From my examination, I found that EDX:EAX is set to 00000000:0000001f via the xgetbv instruction and xsetbv causes #GP (interrupt vector 13) fault seeing the value.

Strangely, when I execute the xgetbv instruction via stepping on VirtualBox, it sets EDX:EAX to 00000000:00000001 and therefore no fault happens and test success is printed.

Refering IntelĀ® 64 and IA-32 Architectures Software Developer Manuals, I found that it says this about XGETBV:

If fewer than 64 bits are implemented in the XCR being read, the values returned to EDX:EAX in unimplemented bit loca- tions are undefined.

Then, about XSETBV:

Protected Mode Exceptions
#GP(0)
If the current privilege level is not 0.
If an invalid XCR is specified in ECX.
If the value in EDX:EAX sets bits that are reserved in the XCR specified by ECX.
If an attempt is made to clear bit 0 of XCR0.
If an attempt is made to set XCR0[2:1] to 10b.

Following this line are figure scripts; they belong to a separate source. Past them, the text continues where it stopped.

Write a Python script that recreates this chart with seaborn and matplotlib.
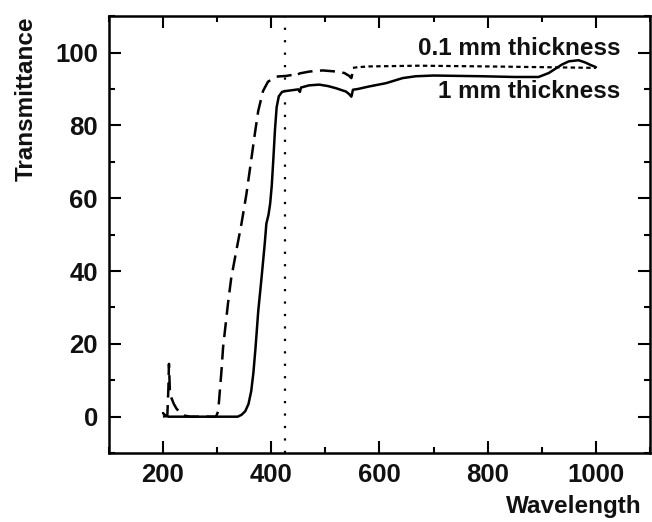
import numpy as np
import pandas as pd
import seaborn as sns
import matplotlib.pyplot as plt
from matplotlib.ticker import MultipleLocator

# 1 mm thickness (solid)
wl_1mm = [200, 205, 210, 300, 338, 345, 352, 358, 363, 367, 371, 376, 382, 388, 391,
          395, 398, 401, 404, 407, 410, 414, 420, 425, 440, 450, 453, 455, 470, 489,
          505, 520, 538, 544, 548, 549, 551, 560, 581, 612, 643, 667, 700, 790, 850,
          894, 913, 937, 950, 968, 980, 990, 1000]
t_1mm = [1.0, 0.2, 0, 0, 0, 0.5, 1.5, 3.5, 7, 12, 19, 29, 38, 47.5, 53,
         55.5, 58.5, 63.5, 71, 79, 85, 88, 89.2, 89.4, 89.7, 89.9, 89.2, 90.4, 91, 91.2,
         90.8, 90.2, 89.3, 88.6, 87.9, 88.4, 89.8, 90, 90.7, 91.6, 93, 93.5, 93.7, 93.5, 93.3,
         93.3, 94.4, 96.7, 97.6, 97.9, 97.3, 96.6, 96]

# 0.1 mm thickness (dashed)
wl_01 = [200, 208, 210, 211, 213, 216, 220, 225, 232, 240, 250, 298, 302, 305, 308,
         311, 320, 326, 336, 345, 354, 363, 370, 376, 385, 394, 409, 428, 440, 446,
         449, 453, 471, 495, 520, 535, 544, 548, 549, 551, 560, 581, 673, 800, 900, 1000]
t_01 = [0, 0.3, 8, 14.5, 6, 5, 3.5, 2.2, 1, 0.3, 0, 0, 1.5, 7, 12.5,
        19, 31, 38, 46, 53, 61, 70.5, 78, 84, 89.5, 92, 93.4, 93.6, 93.9, 93.5,
        94, 94.3, 94.8, 95.1, 94.8, 94.4, 93.6, 93, 93.5, 95.8, 96, 96.2, 96.4, 96.2, 96, 95.8]

cutoff = 425

sns.set_style('ticks')
plt.rcParams['font.family'] = ['Liberation Sans', 'DejaVu Sans']
plt.rcParams['font.weight'] = 'bold'
plt.rcParams['font.size'] = 17.5
plt.rcParams['axes.labelweight'] = 'bold'
for k in ['text.color', 'axes.labelcolor', 'xtick.color', 'ytick.color']:
    plt.rcParams[k] = '#111111'

fig, ax = plt.subplots(figsize=(6.52, 5.22), dpi=100)
fig.subplots_adjust(left=0.167, right=0.997, top=0.969, bottom=0.132)

thick = pd.DataFrame({'wl': wl_1mm, 'T': t_1mm})
thin = pd.DataFrame({'wl': wl_01, 'T': t_01})
uv = thin[thin.wl <= 551]
vis = thin[thin.wl >= 551]

sns.lineplot(data=thick, x='wl', y='T', color='black', lw=1.8,
             estimator=None, sort=False, ax=ax)
sns.lineplot(data=uv, x='wl', y='T', color='black', lw=1.8, linestyle=(0, (6, 3)),
             estimator=None, sort=False, ax=ax)
sns.lineplot(data=vis, x='wl', y='T', color='black', lw=1.6, linestyle=(0, (2, 1.5)),
             estimator=None, sort=False, ax=ax)
ax.axvline(cutoff, color='black', lw=1.6, linestyle=(0, (1, 4.6)))

ax.set_xlim(100, 1100)
ax.set_ylim(-10, 110)
ax.xaxis.set_major_locator(MultipleLocator(200))
ax.xaxis.set_minor_locator(MultipleLocator(100))
ax.yaxis.set_major_locator(MultipleLocator(20))
ax.yaxis.set_minor_locator(MultipleLocator(10))
ax.tick_params(which='both', direction='in', top=True, right=True, width=1.5, color='black',
               labelsize=18.5)
ax.tick_params(which='major', length=8.5)
ax.tick_params(which='minor', length=4.5)
ax.tick_params(axis='x', pad=7)
ax.tick_params(axis='y', pad=8)
for s in ax.spines.values():
    s.set_linewidth(1.8)
    s.set_color('black')

ax.text(1045, 101, '0.1 mm thickness', ha='right', va='center')
ax.text(1045, 89.4, '1 mm thickness', ha='right', va='center')

ax.set_xlabel('Wavelength', loc='right')
ax.xaxis.set_label_coords(0.985, -0.097)
ax.set_ylabel('Transmittance', loc='top')
ax.yaxis.set_label_coords(-0.131, 1.0)

fig.savefig('out.png', dpi=100, facecolor='white')
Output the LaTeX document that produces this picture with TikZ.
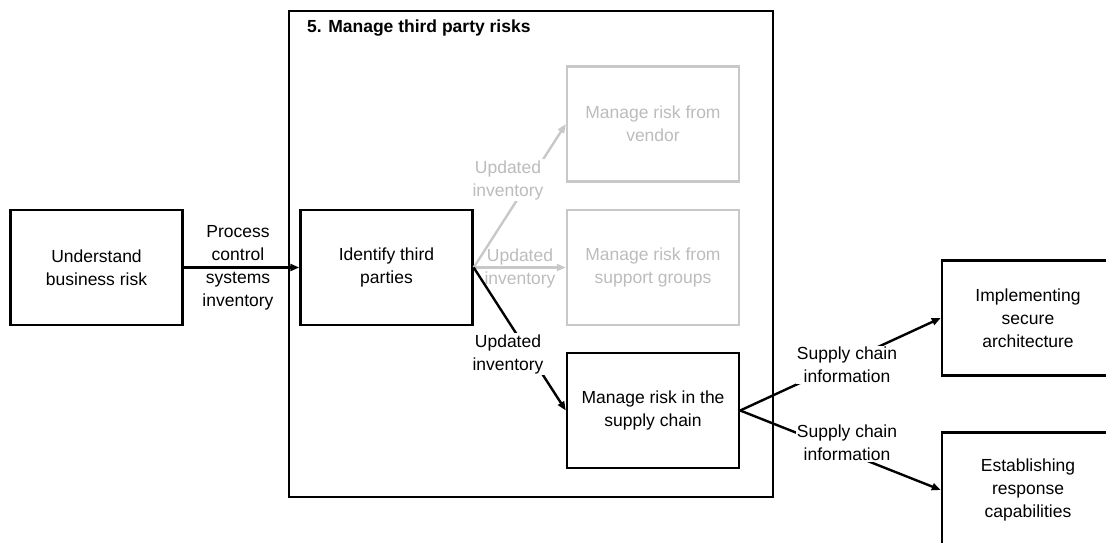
\documentclass[tikz,border=0pt]{standalone}
\usepackage{fontspec}
\setmainfont{Liberation Sans}
\usetikzlibrary{arrows.meta}
\definecolor{fadedline}{RGB}{200,200,200}
\definecolor{fadedtext}{RGB}{188,188,188}
\begin{document}
\begin{tikzpicture}[x=1pt, y=-1pt,
  font=\fontsize{17.5}{23}\selectfont,
  box/.style={draw, line width=2.4pt, minimum width=172pt, minimum height=115pt,
              align=center, inner sep=0pt},
  fadedbox/.style={box, draw=fadedline, text=fadedtext},
  flow/.style={line width=2.4pt, -{Triangle[length=9pt, width=7pt]}},
  fadedflow/.style={flow, draw=fadedline},
  tag/.style={align=center, inner sep=1pt},
  gaptag/.style={tag, fill=white}]
\useasboundingbox (0,0) rectangle (1106,543);
\clip (0,0) rectangle (1106,543);

% enclosing process group
\node[draw, line width=2.4pt, minimum width=484pt, minimum height=486pt,
      anchor=north west, inner sep=0pt] (group) at (288,10) {};
\node[anchor=base west, inner sep=0pt, font=\fontsize{17.5}{23}\selectfont\bfseries]
      (title) at (307,33) {5. Manage third party risks};

% activities
\node[box] (understand) at (96.5,267.5) {Understand\\business risk};
\node[box] (identify)   at (386.5,267.5) {Identify third\\parties};
\node[fadedbox] (vendor)  at (653,124)   {Manage risk from\\vendor};
\node[fadedbox] (support) at (653,267.5) {Manage risk from\\support groups};
\node[box] (supply)     at (653,410.5) {Manage risk in the\\supply chain};
\node[box] (secure)     at (1028,318)  {Implementing\\secure\\architecture};
\node[box] (response)   at (1028,490)  {Establishing\\response\\capabilities};

% flows
\draw[flow] (understand) -- (identify);
\node[tag] (pcsi) at (238,268) {Process\\control\\systems\\inventory};

\draw[fadedflow] (identify.east) -- (vendor.west);
\node[gaptag, text=fadedtext] (upd1) at (508,180) {Updated\\inventory};

\draw[fadedflow] (identify.east) -- (support.west);
\node[tag, text=fadedtext] (upd2) at (520,268) {Updated\\inventory};

\draw[flow] (identify.east) -- (supply.west);
\node[gaptag] (upd3) at (508,354) {Updated\\inventory};

\draw[flow] (supply.east) -- (secure.west);
\node[gaptag] (sci1) at (847,365) {Supply chain\\information};

\draw[flow] (supply.east) -- (response.west);
\node[gaptag] (sci2) at (847,443) {Supply chain\\information};
\end{tikzpicture}
\end{document}
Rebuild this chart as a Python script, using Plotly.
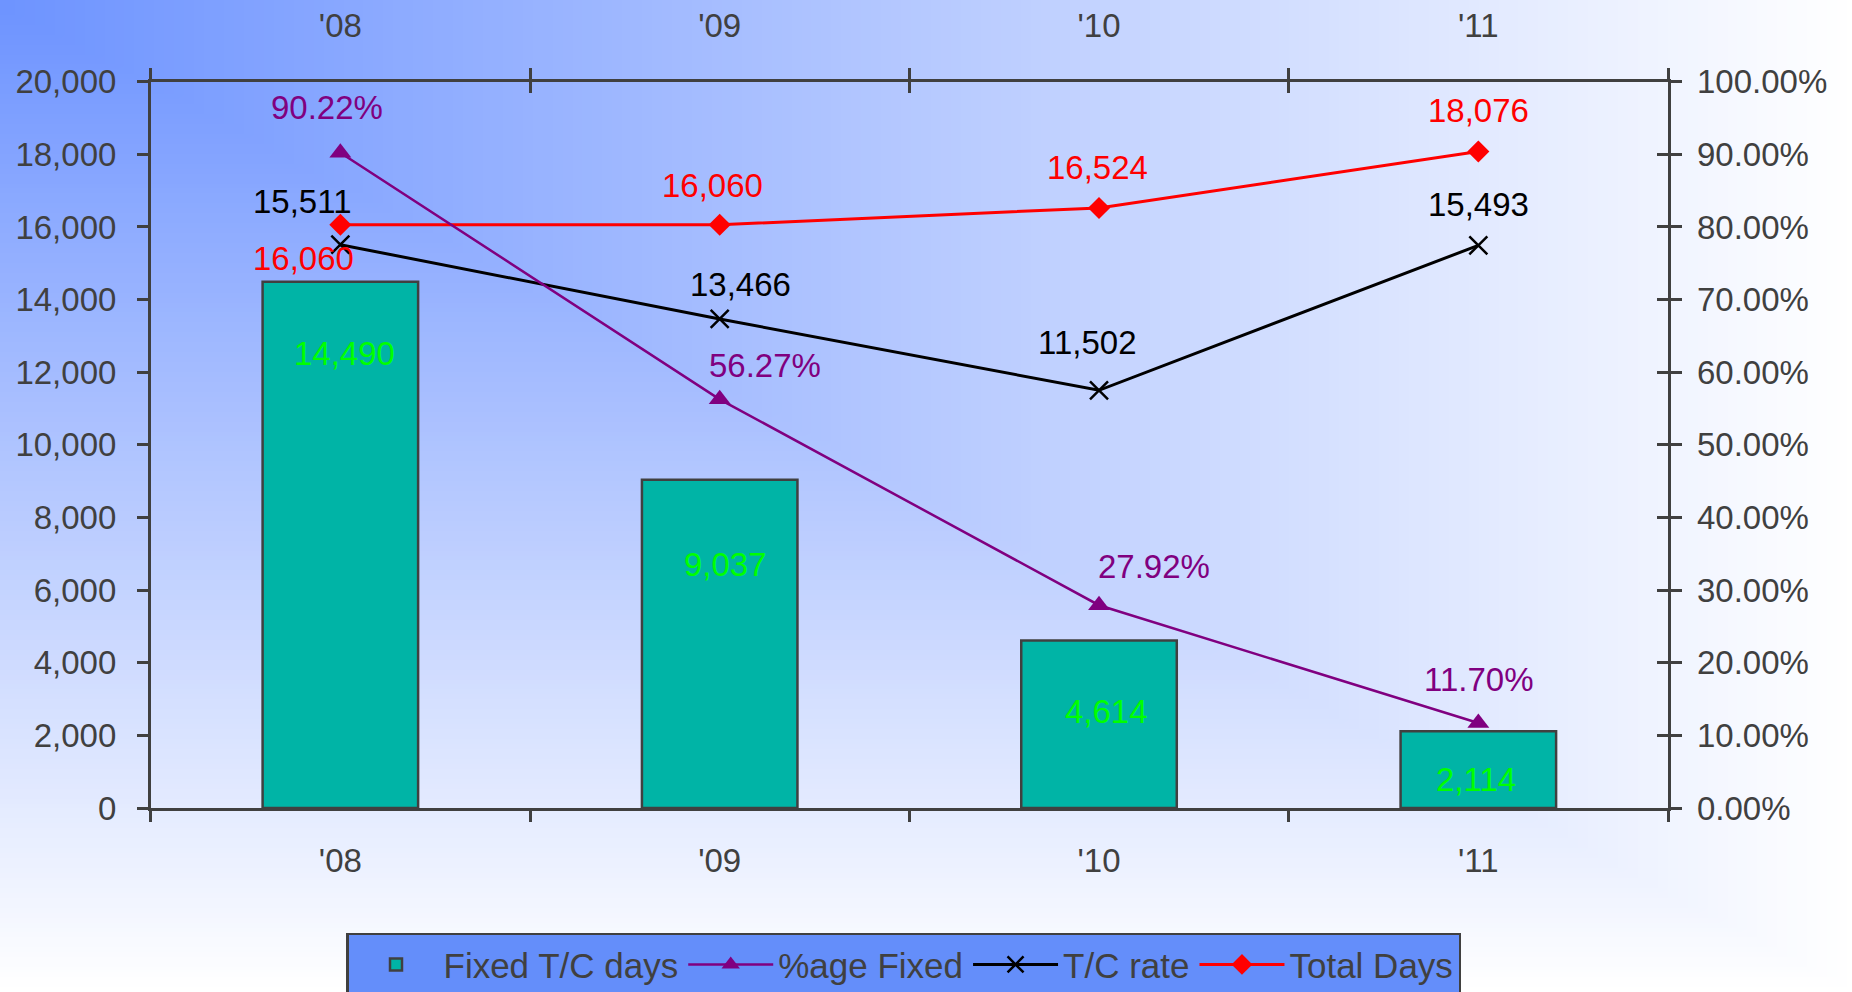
import base64
import struct
import zlib

import plotly.graph_objects as go

# ---- data -------------------------------------------------------------
years = ["'08", "'09", "'10", "'11"]
fixed_tc_days = [14490, 9037, 4614, 2114]
pct_fixed = [0.9022, 0.5627, 0.2792, 0.1170]
tc_rate = [15511, 13466, 11502, 15493]
total_days = [16060, 16060, 16524, 18076]

# ---- label offsets (px) from each point ------------------------------
bar_lbl_shift = [(4, -72), (6, -85), (7, -71), (-2, -48)]
pct_lbl_shift = [(-13, 45), (45, 34), (55, 39), (0, 44)]
rate_lbl_shift = [(-38, 43), (21, 34), (-12, 48), (0, 41)]
total_lbl_shift = [(-37, -34), (-7, 39), (-2, 40), (0, 41)]

W, H = 1852, 992
FONT = "Liberation Sans, Arial, sans-serif"
AXIS_COL = "#404040"
FS = 33


def gradient_png(w, h, c0, c1):
    """Corner gradient: darkest in top-left, fading to c1 toward right/bottom edges."""
    rows = []
    for j in range(h):
        row = bytearray()
        for i in range(w):
            t = max(i / (w - 1), j / (h - 1))
            row += bytes(int(round(a + (b - a) * t)) for a, b in zip(c0, c1))
        rows.append(b"\x00" + bytes(row))
    raw = b"".join(rows)

    def chunk(tag, data):
        return (struct.pack(">I", len(data)) + tag + data
                + struct.pack(">I", zlib.crc32(tag + data) & 0xFFFFFFFF))

    png = (b"\x89PNG\r\n\x1a\n"
           + chunk(b"IHDR", struct.pack(">IIBBBBB", w, h, 8, 2, 0, 0, 0))
           + chunk(b"IDAT", zlib.compress(raw, 9))
           + chunk(b"IEND", b""))
    return "data:image/png;base64," + base64.b64encode(png).decode()


bg_src = gradient_png(186, 100, (110, 148, 255), (255, 255, 255))

fig = go.Figure()

fig.add_trace(go.Bar(
    x=years, y=fixed_tc_days, name="Fixed T/C days",
    marker=dict(color="#00B4A6", line=dict(color=AXIS_COL, width=2.5)),
    width=0.41, xaxis="x", yaxis="y",
))
fig.add_trace(go.Scatter(
    x=years, y=pct_fixed, name="%age Fixed", mode="lines+markers",
    line=dict(color="#800080", width=2.5),
    marker=dict(symbol="triangle-up", size=19, color="#800080"),
    xaxis="x", yaxis="y2",
))
fig.add_trace(go.Scatter(
    x=years, y=tc_rate, name="T/C rate", mode="lines+markers",
    line=dict(color="#000000", width=3),
    marker=dict(symbol="x-thin", size=18, line=dict(color="#000000", width=2.5)),
    xaxis="x", yaxis="y",
))
fig.add_trace(go.Scatter(
    x=years, y=total_days, name="Total Days", mode="lines+markers",
    line=dict(color="#FF0000", width=3),
    marker=dict(symbol="diamond", size=17, color="#FF0000"),
    xaxis="x", yaxis="y",
))
# carries the top category axis
fig.add_trace(go.Scatter(
    x=years, y=total_days, mode="markers", marker=dict(opacity=0),
    showlegend=False, hoverinfo="skip", xaxis="x2", yaxis="y",
))

ann = []


def add_labels(values, shifts, yref, color, fmt):
    for yr, v, (dx, dy) in zip(years, values, shifts):
        ann.append(dict(
            x=yr, y=v, xref="x", yref=yref, text=fmt(v), showarrow=False,
            xshift=dx, yshift=dy, font=dict(family=FONT, size=FS, color=color),
        ))


add_labels(fixed_tc_days, bar_lbl_shift, "y", "#00FF00", lambda v: f"{v:,}")
add_labels(pct_fixed, pct_lbl_shift, "y2", "#800080", lambda v: f"{v * 100:.2f}%")
add_labels(tc_rate, rate_lbl_shift, "y", "#000000", lambda v: f"{v:,}")
add_labels(total_days, total_lbl_shift, "y", "#FF0000", lambda v: f"{v:,}")

x_dom = [150.7 / W, 1668 / W]
y_dom = [1 - 808 / H, 1 - 81.7 / H]

tick_common = dict(
    tickfont=dict(family=FONT, size=FS, color=AXIS_COL),
    tickcolor=AXIS_COL, tickwidth=2.5, ticklen=11,
    showgrid=False, zeroline=False, automargin=False,
)

fig.update_layout(
    template="none",
    width=W, height=H,
    margin=dict(l=0, r=0, t=0, b=0, autoexpand=False),
    paper_bgcolor="#FFFFFF",
    plot_bgcolor="rgba(0,0,0,0)",
    font=dict(family=FONT, size=FS, color=AXIS_COL),
    images=[dict(source=bg_src, xref="paper", yref="paper", x=0, y=1,
                 sizex=1, sizey=1, xanchor="left", yanchor="top",
                 sizing="stretch", layer="below")],
    xaxis=dict(
        domain=x_dom, anchor="y", type="category", categoryorder="array",
        categoryarray=years, range=[-0.5, 3.5],
        showline=True, linecolor=AXIS_COL, linewidth=2.5, mirror="ticks",
        ticks="outside", tickson="boundaries", ticklabelstandoff=22,
        **tick_common,
    ),
    xaxis2=dict(
        overlaying="x", anchor="y", side="top", type="category",
        categoryorder="array", categoryarray=years, range=[-0.5, 3.5],
        showline=False, ticks="inside", tickson="boundaries",
        ticklabelstandoff=37, **tick_common,
    ),
    yaxis=dict(
        domain=y_dom, anchor="x", range=[0, 20000], dtick=2000,
        tickformat=",", showline=True, linecolor=AXIS_COL, linewidth=2.5,
        mirror="ticks", ticks="outside", ticklabelstandoff=14,
        **tick_common,
    ),
    yaxis2=dict(
        overlaying="y", anchor="x", side="right", range=[0, 1], dtick=0.1,
        tickformat=".2%", showline=False, ticks="inside",
        ticklabelstandoff=28, **tick_common,
    ),
    legend=dict(
        orientation="h", x=346 / W, y=1 - 932.7 / H, xanchor="left",
        yanchor="top", bgcolor="#648EFA", bordercolor=AXIS_COL,
        borderwidth=2.5, font=dict(family=FONT, size=35, color=AXIS_COL),
        itemwidth=85, traceorder="normal",
    ),
    annotations=ann,
    showlegend=True,
)

fig.write_html("out.html")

This case is setting reserved bits according to the EDX:EAX value. As the values of unimplemented bits returned from XGETBV are undefined, it looks like reasonable to mask the results of XGETBV before passing them to XSETBV. The value to use for masking can be obtained by CPUID with EAX=0x0D, ECX=0. After adding some code to apply masking, XSETBV worked well on VirtualBox.

On the other hand, the Intel manual also say this about XSETBV:

Undefined or reserved bits in an XCR should be set to values previously read.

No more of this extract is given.